**Aim of the exercise**.
Reproduce every line of the listing as written, apart from the pictures.
□ □ □ □ □
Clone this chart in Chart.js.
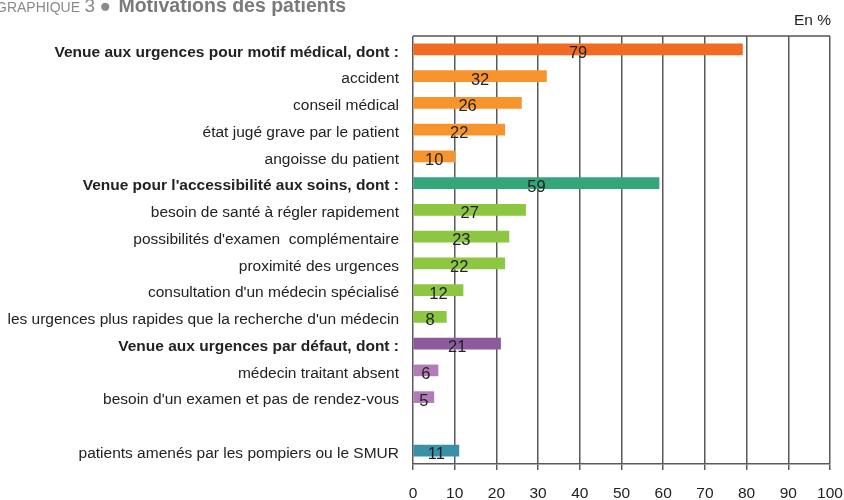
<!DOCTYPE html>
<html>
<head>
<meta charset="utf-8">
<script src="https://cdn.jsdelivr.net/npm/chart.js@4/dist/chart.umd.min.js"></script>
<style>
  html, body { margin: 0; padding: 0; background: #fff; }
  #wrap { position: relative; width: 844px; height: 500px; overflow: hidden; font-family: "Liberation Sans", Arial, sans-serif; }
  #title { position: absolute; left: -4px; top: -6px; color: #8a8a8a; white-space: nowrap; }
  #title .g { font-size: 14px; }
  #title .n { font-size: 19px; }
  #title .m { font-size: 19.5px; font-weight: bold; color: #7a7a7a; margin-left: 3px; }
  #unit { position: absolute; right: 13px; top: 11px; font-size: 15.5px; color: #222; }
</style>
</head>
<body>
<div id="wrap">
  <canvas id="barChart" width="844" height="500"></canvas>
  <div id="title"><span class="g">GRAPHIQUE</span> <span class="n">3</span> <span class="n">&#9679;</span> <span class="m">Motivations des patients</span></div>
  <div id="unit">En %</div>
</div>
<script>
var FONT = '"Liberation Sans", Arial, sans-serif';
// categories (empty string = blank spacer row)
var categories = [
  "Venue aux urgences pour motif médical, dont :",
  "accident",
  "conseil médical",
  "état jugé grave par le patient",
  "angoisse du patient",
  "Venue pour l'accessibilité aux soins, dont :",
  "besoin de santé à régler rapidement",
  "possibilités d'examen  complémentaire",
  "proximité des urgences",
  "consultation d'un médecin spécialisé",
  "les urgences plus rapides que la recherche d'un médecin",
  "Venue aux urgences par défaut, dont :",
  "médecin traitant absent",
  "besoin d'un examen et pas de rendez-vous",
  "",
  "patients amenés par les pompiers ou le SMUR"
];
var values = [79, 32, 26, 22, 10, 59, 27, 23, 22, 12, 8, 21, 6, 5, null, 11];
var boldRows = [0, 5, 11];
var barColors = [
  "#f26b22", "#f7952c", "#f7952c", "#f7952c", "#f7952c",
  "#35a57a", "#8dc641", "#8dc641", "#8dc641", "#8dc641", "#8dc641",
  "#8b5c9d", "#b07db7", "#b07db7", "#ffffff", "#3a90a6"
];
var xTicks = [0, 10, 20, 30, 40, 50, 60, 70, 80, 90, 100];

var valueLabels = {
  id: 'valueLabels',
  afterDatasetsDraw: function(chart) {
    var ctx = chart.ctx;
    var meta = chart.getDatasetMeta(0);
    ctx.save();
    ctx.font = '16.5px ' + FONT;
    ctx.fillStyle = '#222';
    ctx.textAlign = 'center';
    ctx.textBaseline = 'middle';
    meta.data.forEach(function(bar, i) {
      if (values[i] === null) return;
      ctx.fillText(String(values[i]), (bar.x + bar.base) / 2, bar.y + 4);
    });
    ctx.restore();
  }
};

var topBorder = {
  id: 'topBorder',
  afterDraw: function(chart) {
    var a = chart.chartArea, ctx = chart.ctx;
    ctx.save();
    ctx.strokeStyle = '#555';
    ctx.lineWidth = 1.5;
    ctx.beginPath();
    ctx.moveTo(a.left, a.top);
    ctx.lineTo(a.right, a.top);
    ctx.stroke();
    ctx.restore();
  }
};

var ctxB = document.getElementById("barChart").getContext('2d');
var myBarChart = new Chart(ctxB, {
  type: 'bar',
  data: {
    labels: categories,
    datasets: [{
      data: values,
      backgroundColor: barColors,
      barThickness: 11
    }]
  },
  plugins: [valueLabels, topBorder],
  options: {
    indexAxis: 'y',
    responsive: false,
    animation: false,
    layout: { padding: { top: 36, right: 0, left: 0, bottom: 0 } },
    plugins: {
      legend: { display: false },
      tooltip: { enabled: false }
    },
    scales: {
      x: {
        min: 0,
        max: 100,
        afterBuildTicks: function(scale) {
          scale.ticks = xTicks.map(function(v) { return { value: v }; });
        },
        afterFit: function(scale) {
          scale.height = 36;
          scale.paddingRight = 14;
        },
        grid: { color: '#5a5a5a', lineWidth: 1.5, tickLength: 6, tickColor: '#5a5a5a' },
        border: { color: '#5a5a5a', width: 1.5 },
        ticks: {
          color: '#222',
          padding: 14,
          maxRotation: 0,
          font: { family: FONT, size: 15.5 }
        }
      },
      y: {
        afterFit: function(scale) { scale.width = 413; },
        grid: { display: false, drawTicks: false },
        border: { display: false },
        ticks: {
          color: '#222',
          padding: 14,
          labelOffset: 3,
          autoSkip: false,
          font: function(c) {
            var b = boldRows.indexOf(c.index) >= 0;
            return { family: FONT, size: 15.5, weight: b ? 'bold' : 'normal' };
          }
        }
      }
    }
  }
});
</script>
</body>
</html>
□ □ □ □ □
**Exercise answer**.
Clone this chart in Chart.js.
<!DOCTYPE html>
<html>
<head>
<meta charset="utf-8">
<script src="https://cdn.jsdelivr.net/npm/chart.js@4/dist/chart.umd.min.js"></script>
<style>
  html, body { margin: 0; padding: 0; background: #fff; }
  #wrap { position: relative; width: 844px; height: 500px; overflow: hidden; font-family: "Liberation Sans", Arial, sans-serif; }
  #title { position: absolute; left: -4px; top: -6px; color: #8a8a8a; white-space: nowrap; }
  #title .g { font-size: 14px; }
  #title .n { font-size: 19px; }
  #title .m { font-size: 19.5px; font-weight: bold; color: #7a7a7a; margin-left: 3px; }
  #unit { position: absolute; right: 13px; top: 11px; font-size: 15.5px; color: #222; }
</style>
</head>
<body>
<div id="wrap">
  <canvas id="barChart" width="844" height="500"></canvas>
  <div id="title"><span class="g">GRAPHIQUE</span> <span class="n">3</span> <span class="n">&#9679;</span> <span class="m">Motivations des patients</span></div>
  <div id="unit">En %</div>
</div>
<script>
var FONT = '"Liberation Sans", Arial, sans-serif';
// categories (empty string = blank spacer row)
var categories = [
  "Venue aux urgences pour motif médical, dont :",
  "accident",
  "conseil médical",
  "état jugé grave par le patient",
  "angoisse du patient",
  "Venue pour l'accessibilité aux soins, dont :",
  "besoin de santé à régler rapidement",
  "possibilités d'examen  complémentaire",
  "proximité des urgences",
  "consultation d'un médecin spécialisé",
  "les urgences plus rapides que la recherche d'un médecin",
  "Venue aux urgences par défaut, dont :",
  "médecin traitant absent",
  "besoin d'un examen et pas de rendez-vous",
  "",
  "patients amenés par les pompiers ou le SMUR"
];
var values = [79, 32, 26, 22, 10, 59, 27, 23, 22, 12, 8, 21, 6, 5, null, 11];
var boldRows = [0, 5, 11];
var barColors = [
  "#f26b22", "#f7952c", "#f7952c", "#f7952c", "#f7952c",
  "#35a57a", "#8dc641", "#8dc641", "#8dc641", "#8dc641", "#8dc641",
  "#8b5c9d", "#b07db7", "#b07db7", "#ffffff", "#3a90a6"
];
var xTicks = [0, 10, 20, 30, 40, 50, 60, 70, 80, 90, 100];

var valueLabels = {
  id: 'valueLabels',
  afterDatasetsDraw: function(chart) {
    var ctx = chart.ctx;
    var meta = chart.getDatasetMeta(0);
    ctx.save();
    ctx.font = '16.5px ' + FONT;
    ctx.fillStyle = '#222';
    ctx.textAlign = 'center';
    ctx.textBaseline = 'middle';
    meta.data.forEach(function(bar, i) {
      if (values[i] === null) return;
      ctx.fillText(String(values[i]), (bar.x + bar.base) / 2, bar.y + 4);
    });
    ctx.restore();
  }
};

var topBorder = {
  id: 'topBorder',
  afterDraw: function(chart) {
    var a = chart.chartArea, ctx = chart.ctx;
    ctx.save();
    ctx.strokeStyle = '#555';
    ctx.lineWidth = 1.5;
    ctx.beginPath();
    ctx.moveTo(a.left, a.top);
    ctx.lineTo(a.right, a.top);
    ctx.stroke();
    ctx.restore();
  }
};

var ctxB = document.getElementById("barChart").getContext('2d');
var myBarChart = new Chart(ctxB, {
  type: 'bar',
  data: {
    labels: categories,
    datasets: [{
      data: values,
      backgroundColor: barColors,
      barThickness: 11
    }]
  },
  plugins: [valueLabels, topBorder],
  options: {
    indexAxis: 'y',
    responsive: false,
    animation: false,
    layout: { padding: { top: 36, right: 0, left: 0, bottom: 0 } },
    plugins: {
      legend: { display: false },
      tooltip: { enabled: false }
    },
    scales: {
      x: {
        min: 0,
        max: 100,
        afterBuildTicks: function(scale) {
          scale.ticks = xTicks.map(function(v) { return { value: v }; });
        },
        afterFit: function(scale) {
          scale.height = 36;
          scale.paddingRight = 14;
        },
        grid: { color: '#5a5a5a', lineWidth: 1.5, tickLength: 6, tickColor: '#5a5a5a' },
        border: { color: '#5a5a5a', width: 1.5 },
        ticks: {
          color: '#222',
          padding: 14,
          maxRotation: 0,
          font: { family: FONT, size: 15.5 }
        }
      },
      y: {
        afterFit: function(scale) { scale.width = 413; },
        grid: { display: false, drawTicks: false },
        border: { display: false },
        ticks: {
          color: '#222',
          padding: 14,
          labelOffset: 3,
          autoSkip: false,
          font: function(c) {
            var b = boldRows.indexOf(c.index) >= 0;
            return { family: FONT, size: 15.5, weight: b ? 'bold' : 'normal' };
          }
        }
      }
    }
  }
});
</script>
</body>
</html>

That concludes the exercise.